First: Version 5 of Docvert does not check dependencies enough. On a new machine, I found I had to explicitly add
sudo apt-get install -y libreoffice python-lxml python-imaging
For the release dated March 2011, you can fetch http://holloway.co.nz/docvert/download.html
Place that package somewhere (eg /usr/share/docvert should be fine)
wget http://holloway.co.nz/docvert/docvert-5.tar.gz tar -xzf docvert-5.tar.gz sudo rsync -av holloway-docvert-*/* /usr/share/docvert/
cd /usr/share/docvert; sudo python docvert-web.py &
It should start up its own web server on port 8080 (by default) so the docvert service endpoint (and Web UI) will now be available at http://yourserver:8080/ This is your docvert server path that Drupal needs to know.
Docvert expects you to start an internal daemon to manage office application calls. This was managed in Version 4, but in 5.0 you have to do it yourself. The command is something like
sudo /usr/bin/soffice -headless -norestore -nologo -norestore -nofirststartwizard -accept="socket,port=2002;urp;" &
... but the distribution should probably include the old /etc/init.d/docvert-converter script instead.
TODO - add a startup script to make this service always available on your machine, or it will not be there after the next restart.
Eventually, I did get a working result from Docvert 5, but have been unable to get it ALL going since some OS upgrades. :-()

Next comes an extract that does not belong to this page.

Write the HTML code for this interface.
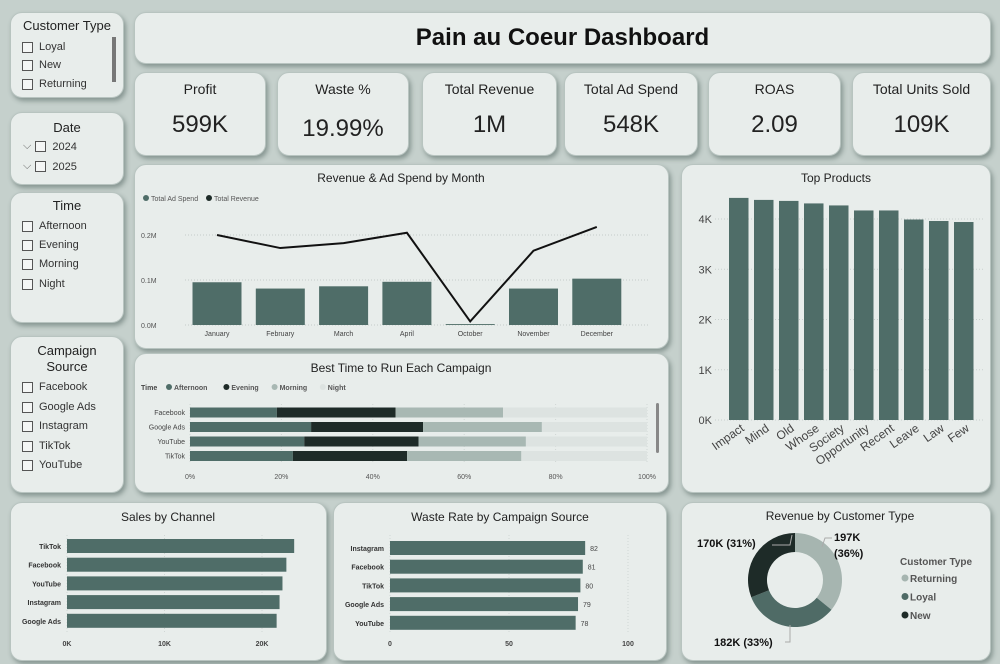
<!DOCTYPE html>
<html><head><meta charset="utf-8">
<style>
body{margin:0;width:1000px;height:664px;background:#c5d0cc;font-family:"Liberation Sans",sans-serif;overflow:hidden;position:relative;color:#222}
.card{position:absolute;background:#e8edeb;border-radius:12px;box-shadow:2px 3px 5px rgba(60,80,75,.45);border:1px solid #b8c4c0;box-sizing:border-box}
.ttl{position:absolute;left:0;right:0;text-align:center;font-size:13px;color:#222}
.kl{position:absolute;top:8px;left:0;right:0;text-align:center;font-size:14px}
.kv{position:absolute;top:38px;left:0;right:0;text-align:center;font-size:24px}
.sl{position:absolute;font-size:11px;color:#333;display:flex;align-items:center}
.cb{display:inline-block;width:9px;height:9px;border:1px solid #555;margin-right:6px;background:#f4f6f5}
svg text{font-family:"Liberation Sans",sans-serif}
</style></head><body>
<!-- slicers -->
<div class="card" style="left:10px;top:12px;width:114px;height:86px" data-name="customer-type-slicer" data-interactable="false">
 <div class="ttl" style="top:5px;font-size:13px">Customer Type</div>
 <div class="sl" style="left:11px;top:28px" data-name="loyal-option" data-interactable="true"><span class="cb"></span>Loyal</div>
 <div class="sl" style="left:11px;top:46px" data-name="new-option" data-interactable="true"><span class="cb"></span>New</div>
 <div class="sl" style="left:11px;top:65px" data-name="returning-option" data-interactable="true"><span class="cb"></span>Returning</div>
 <div style="position:absolute;left:101px;top:24px;width:4px;height:45px;background:#777" data-name="slicer-scrollbar" data-interactable="true"></div>
</div>
<div class="card" style="left:10px;top:112px;width:114px;height:73px" data-name="date-slicer" data-interactable="false">
 <div class="ttl" style="top:7px">Date</div>
 <div class="sl" style="left:12px;top:27px" data-name="year-2024-option" data-interactable="true"><span style="margin-right:4px;color:#666">⌵</span><span class="cb"></span>2024</div>
 <div class="sl" style="left:12px;top:47px" data-name="year-2025-option" data-interactable="true"><span style="margin-right:4px;color:#666">⌵</span><span class="cb"></span>2025</div>
</div>
<div class="card" style="left:10px;top:192px;width:114px;height:131px" data-name="time-slicer" data-interactable="false">
 <div class="ttl" style="top:5px">Time</div>
 <div class="sl" style="left:11px;top:27px" data-name="afternoon-option" data-interactable="true"><span class="cb"></span>Afternoon</div>
 <div class="sl" style="left:11px;top:46px" data-name="evening-option" data-interactable="true"><span class="cb"></span>Evening</div>
 <div class="sl" style="left:11px;top:65px" data-name="morning-option" data-interactable="true"><span class="cb"></span>Morning</div>
 <div class="sl" style="left:11px;top:85px" data-name="night-option" data-interactable="true"><span class="cb"></span>Night</div>
</div>
<div class="card" style="left:10px;top:336px;width:114px;height:157px" data-name="campaign-source-slicer" data-interactable="false">
 <div class="ttl" style="top:6px;line-height:16px">Campaign<br>Source</div>
 <div class="sl" style="left:11px;top:44px" data-name="facebook-option" data-interactable="true"><span class="cb"></span>Facebook</div>
 <div class="sl" style="left:11px;top:64px" data-name="google-ads-option" data-interactable="true"><span class="cb"></span>Google Ads</div>
 <div class="sl" style="left:11px;top:83px" data-name="instagram-option" data-interactable="true"><span class="cb"></span>Instagram</div>
 <div class="sl" style="left:11px;top:103px" data-name="tiktok-option" data-interactable="true"><span class="cb"></span>TikTok</div>
 <div class="sl" style="left:11px;top:122px" data-name="youtube-option" data-interactable="true"><span class="cb"></span>YouTube</div>
</div>
<!-- title -->
<div class="card" style="left:134px;top:12px;width:857px;height:52px" data-name="title-card" data-interactable="false">
 <div class="ttl" style="top:11px;font-size:24px;font-weight:bold;color:#111" data-name="dashboard-title" data-interactable="false">Pain au Coeur Dashboard</div>
</div>
<!-- KPIs -->
<div class="card" style="left:134px;top:72px;width:132px;height:84px" data-name="profit-card" data-interactable="false"><div class="kl">Profit</div><div class="kv">599K</div></div>
<div class="card" style="left:277px;top:72px;width:132px;height:84px" data-name="waste-card" data-interactable="false"><div class="kl">Waste %</div><div class="kv" style="top:42px">19.99%</div></div>
<div class="card" style="left:422px;top:72px;width:135px;height:84px" data-name="revenue-card" data-interactable="false"><div class="kl">Total Revenue</div><div class="kv">1M</div></div>
<div class="card" style="left:564px;top:72px;width:134px;height:84px" data-name="ad-spend-card" data-interactable="false"><div class="kl">Total Ad Spend</div><div class="kv">548K</div></div>
<div class="card" style="left:708px;top:72px;width:133px;height:84px" data-name="roas-card" data-interactable="false"><div class="kl">ROAS</div><div class="kv">2.09</div></div>
<div class="card" style="left:852px;top:72px;width:139px;height:84px" data-name="units-card" data-interactable="false"><div class="kl">Total Units Sold</div><div class="kv">109K</div></div>

<div class="card" style="left:134px;top:164px;width:535px;height:185px" data-name="revenue-adspend-card" data-interactable="false"></div>
<div class="card" style="left:134px;top:353px;width:535px;height:140px" data-name="best-time-card" data-interactable="false"></div>
<div class="card" style="left:681px;top:164px;width:310px;height:329px" data-name="top-products-card" data-interactable="false"></div>
<div class="card" style="left:10px;top:502px;width:317px;height:159px" data-name="sales-channel-card" data-interactable="false"></div>
<div class="card" style="left:333px;top:502px;width:334px;height:159px" data-name="waste-rate-card" data-interactable="false"></div>
<div class="card" style="left:681px;top:502px;width:310px;height:159px" data-name="customer-revenue-card" data-interactable="false"></div>

<svg id="s" width="1000" height="664" style="position:absolute;left:0;top:0" data-name="charts-layer" data-interactable="false"></svg>
<script>
const months=["January","February","March","April","October","November","December"];
const adSpend=[0.095,0.081,0.086,0.096,0.002,0.081,0.103];
const revenue=[0.200,0.171,0.182,0.205,0.008,0.165,0.218];
const revTicks=[0,0.1,0.2];
const channels=["Facebook","Google Ads","YouTube","TikTok"];
const afternoon=[19,26.5,25,22.5];
const evening=[26,24.5,25,25];
const morning=[23.5,26,23.5,25];
const night=[31.5,23,26.5,27.5];
const pctTicks=[0,20,40,60,80,100];
const products=["Impact","Mind","Old","Whose","Society","Opportunity","Recent","Leave","Law","Few"];
const productUnits=[4420,4380,4360,4310,4270,4170,4170,3990,3960,3940];
const prodTicks=[0,1000,2000,3000,4000];
const salesChannels=["TikTok","Facebook","YouTube","Instagram","Google Ads"];
const salesValues=[23.3,22.5,22.1,21.8,21.5];
const salesTicks=[0,10,20];
const wasteSources=["Instagram","Facebook","TikTok","Google Ads","YouTube"];
const wasteValues=[82,81,80,79,78];
const wasteTicks=[0,50,100];
const custTypes=["Returning","Loyal","New"];
const custValues=[197,182,170];
const custPct=[36,33,31];

const S=document.getElementById('s');const NS="http://www.w3.org/2000/svg";
const BAR="#4f6d68";
function el(t,a,txt){const e=document.createElementNS(NS,t);for(const k in a)e.setAttribute(k,a[k]);if(txt!==undefined)e.textContent=txt;S.appendChild(e);return e;}
function tx(x,y,s,o){o=o||{};const e=el('text',{x:x,y:y,'font-size':o.fs||8,fill:o.fill||'#333','text-anchor':o.a||'start','font-weight':o.fw||'normal'},s);if(o.rot)e.setAttribute('transform',`rotate(${o.rot} ${x} ${y})`);return e;}

// Revenue & Ad Spend
tx(401,182,"Revenue & Ad Spend by Month",{fs:12,a:'middle',fill:'#222'}).setAttribute('data-name','revenue-chart-title');
el('circle',{cx:146,cy:198,r:3,fill:BAR});tx(151,201,"Total Ad Spend",{fs:7,fill:'#555'});
el('circle',{cx:209,cy:198,r:3,fill:'#1e2b28'});tx(214,201,"Total Revenue",{fs:7,fill:'#555'});
const ry=v=>325-v*450, mx=i=>217+i*63.3;
revTicks.forEach(t=>{el('line',{x1:185,x2:650,y1:ry(t),y2:ry(t),stroke:'#c4ccc9','stroke-dasharray':'1 2'});tx(141,ry(t)+3,t.toFixed(1)+"M",{fs:7,fill:'#555'});});
months.forEach((m,i)=>{const r=el('rect',{x:mx(i)-24.5,y:ry(adSpend[i]),width:49,height:325-ry(adSpend[i]),fill:BAR});
r.setAttribute('data-name','ad-spend-bar-'+m.toLowerCase());
r.setAttribute('data-interactable','true');
tx(mx(i),336,m,{fs:7,a:'middle',fill:'#444'});});
const rl=el('polyline',{points:revenue.map((v,i)=>mx(i)+","+ry(v)).join(" "),fill:'none',stroke:'#111','stroke-width':2});
rl.setAttribute('data-name','revenue-line');
rl.setAttribute('data-interactable','true');

// Best time
tx(401,372,"Best Time to Run Each Campaign",{fs:12,a:'middle',fill:'#222'});
const lg=[["Afternoon",BAR],["Evening","#1e2b28"],["Morning","#a8b8b3"],["Night","#dde3e1"]];
tx(141,390,"Time",{fs:7,fw:'bold',fill:'#444'});
let lx=166;lg.forEach(l=>{el('circle',{cx:lx+3,cy:387,r:3,fill:l[1]});tx(lx+8,390,l[0],{fs:7,fw:'bold',fill:'#555'});lx+=l[0].length*4.6+16;});
const px=p=>190+p*4.57;
pctTicks.forEach(t=>{el('line',{x1:px(t),x2:px(t),y1:404,y2:464,stroke:'#d0d6d4','stroke-dasharray':'1 2'});tx(px(t),479,t+"%",{fs:7,a:'middle',fill:'#555'});});
const segs=[afternoon,evening,morning,night],scol=[BAR,"#1e2b28","#a8b8b3","#dde3e1"],sname=["afternoon","evening","morning","night"];
channels.forEach((c,i)=>{const y=407.5+i*14.5;let acc=0;tx(185,y+7.5,c,{fs:7,a:'end',fill:'#444'});
segs.forEach((s,k)=>{const r=el('rect',{x:px(acc),y:y,width:px(acc+s[i])-px(acc),height:10,fill:scol[k]});
r.setAttribute('data-name','campaign-'+c.toLowerCase().replace(' ','-')+'-'+sname[k]);
r.setAttribute('data-interactable','true');acc+=s[i];});});
el('rect',{x:656,y:403,width:3,height:50,rx:1.5,fill:'#888'});

// Top products
tx(836,182,"Top Products",{fs:12,a:'middle',fill:'#222'});
const py=v=>420-v*0.05025;
prodTicks.forEach(t=>{el('line',{x1:715,x2:983,y1:py(t),y2:py(t),stroke:'#c9d0ce','stroke-dasharray':'1 2'});tx(712,py(t)+4,(t/1000)+"K",{fs:11,a:'end',fill:'#444'});});
products.forEach((p,i)=>{const x=729+i*25;const r=el('rect',{x:x,y:py(productUnits[i]),width:19.5,height:420-py(productUnits[i]),fill:BAR});
r.setAttribute('data-name','product-bar-'+p.toLowerCase());
r.setAttribute('data-interactable','true');
tx(x+16,430,p,{fs:12,a:'end',fill:'#444',rot:-35});});

// Sales by channel
tx(168,521,"Sales by Channel",{fs:12,a:'middle',fill:'#222'});
const sx=v=>67+v*9.75;
salesTicks.forEach(t=>{el('line',{x1:sx(t),x2:sx(t),y1:535,y2:632,stroke:'#d0d6d4','stroke-dasharray':'1 2'});tx(sx(t),646,t+"K",{fs:7,fw:'bold',a:'middle',fill:'#444'});});
salesChannels.forEach((c,i)=>{const y=539+i*18.7;const r=el('rect',{x:67,y:y,width:sx(salesValues[i])-67,height:14,fill:BAR});
r.setAttribute('data-name','sales-bar-'+c.toLowerCase().replace(' ','-'));
r.setAttribute('data-interactable','true');
tx(61,y+10,c,{fs:7,fw:'bold',a:'end',fill:'#333'});});

// Waste rate
tx(500,521,"Waste Rate by Campaign Source",{fs:12,a:'middle',fill:'#222'});
const wx=v=>390+v*2.38;
wasteTicks.forEach(t=>{el('line',{x1:wx(t),x2:wx(t),y1:535,y2:632,stroke:'#d0d6d4','stroke-dasharray':'1 2'});tx(wx(t),646,t,{fs:7,fw:'bold',a:'middle',fill:'#444'});});
wasteSources.forEach((c,i)=>{const y=541+i*18.7;const r=el('rect',{x:390,y:y,width:wx(wasteValues[i])-390,height:14,fill:BAR});
r.setAttribute('data-name','waste-bar-'+c.toLowerCase().replace(' ','-'));
r.setAttribute('data-interactable','true');
tx(384,y+10,c,{fs:7,fw:'bold',a:'end',fill:'#333'});tx(wx(wasteValues[i])+5,y+10,wasteValues[i],{fs:7,fill:'#444'});});

// Donut
tx(840,520,"Revenue by Customer Type",{fs:12,a:'middle',fill:'#222'});
const cx=795,cy=580,R=47,r0=28,dcol=["#a6b5b0","#4f6b66","#1e2b28"];
const tot=custValues.reduce((a,b)=>a+b,0);let ang=0;
custValues.forEach((v,i)=>{const a0=ang,a1=ang+v/tot*2*Math.PI;ang=a1;
const p=(a,r)=>[cx+r*Math.sin(a),cy-r*Math.cos(a)];const lg=(a1-a0)>Math.PI?1:0;
const [x0,y0]=p(a0,R),[x1,y1]=p(a1,R),[x2,y2]=p(a1,r0),[x3,y3]=p(a0,r0);
const s=el('path',{d:`M${x0} ${y0}A${R} ${R} 0 ${lg} 1 ${x1} ${y1}L${x2} ${y2}A${r0} ${r0} 0 ${lg} 0 ${x3} ${y3}Z`,fill:dcol[i]});
s.setAttribute('data-name','donut-slice-'+custTypes[i].toLowerCase());
s.setAttribute('data-interactable','true');});
tx(834,541,custValues[0]+"K",{fs:11,fw:'bold',fill:'#111'});tx(834,557,"("+custPct[0]+"%)",{fs:11,fw:'bold',fill:'#111'});
tx(697,547,custValues[2]+"K ("+custPct[2]+"%)",{fs:11,fw:'bold',fill:'#111'});
tx(714,646,custValues[1]+"K ("+custPct[1]+"%)",{fs:11,fw:'bold',fill:'#111'});
el('polyline',{points:"772,545 790,545 792,535",fill:'none',stroke:'#aaa'});
el('polyline',{points:"822,547 825,538 832,538",fill:'none',stroke:'#aaa'});
el('polyline',{points:"785,642 790,642 790,625",fill:'none',stroke:'#aaa'});
tx(900,565,"Customer Type",{fs:10,fw:'bold',fill:'#555'});
custTypes.forEach((c,i)=>{el('circle',{cx:905,cy:578+i*18.5,r:3.5,fill:dcol[i]});tx(910,582+i*18.5,c,{fs:10,fw:'bold',fill:'#555'});});
</script>
</body></html>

For troubleshooting, it's probably best to look at http://holloway.co.nz/docvert/ or the docs that come with the package, usually found at /usr/share/docvert/doc
Debug the server directly first, if it's not working through the supplied Web UI, you won't have any luck with the Drupal module.
If the Web UI isn't working, next try running it from the commandline directly on the machine, there is a docvert-cli.py script that is intended to be called directly, or you can call the internal pyodconverter.py script like so:
/usr/share/docvert/core/lib/pyodconverter/pyodconverter.py /usr/share/docvert/doc/sample/sample-document.doc /tmp/sample.zip
Depending on dozens of reasons, your network may not co-operate with port 8080. You may have to ensure that it's open to the firewall etc, or you may have other things running there. The python script does not (yet) provide an option to change it, so the code must be tweaked. The following patch should do that for you, if you are not already running a webserver on that machine and you want the Python service to just take over port 80 (HTTP)
sudo sed -i s/port=8080/port=80/ /usr/share/docvert/docvert-web.py
You should probably only do this on a dedicated appliance.
By default, the service binds only to 'localhost' at the beginning. That's OK when testing directly on the machine, but if we want to talk to it from the Drupal server, that's not good enough.'
sudo sed -i s/host=\'localhost\'/host=\'0.0.0.0\'/ /usr/share/docvert/docvert-web.py
Will make it listen to any requests, no matter what you call the server. You should probably only do this on a dedicated appliance.
This seems to keep re-appearing on the original Version 4 Try running
/usr/share/docvert/core/lib/pyodconverter/pyodconverter.py /usr/share/docvert/doc/sample/sample-document.doc /tmp/sample.zip
to see if the commandline works at all. Despite the messages, it seems is really caused by permissions, in this case "file:///tmp/docvert-547854/" being an URL that is not writable.
Means we need to
sudo /etc/init.d/docvert-converter start
Seen on the python server if using one of the sample pipelines or the self-test. Fix, unknown.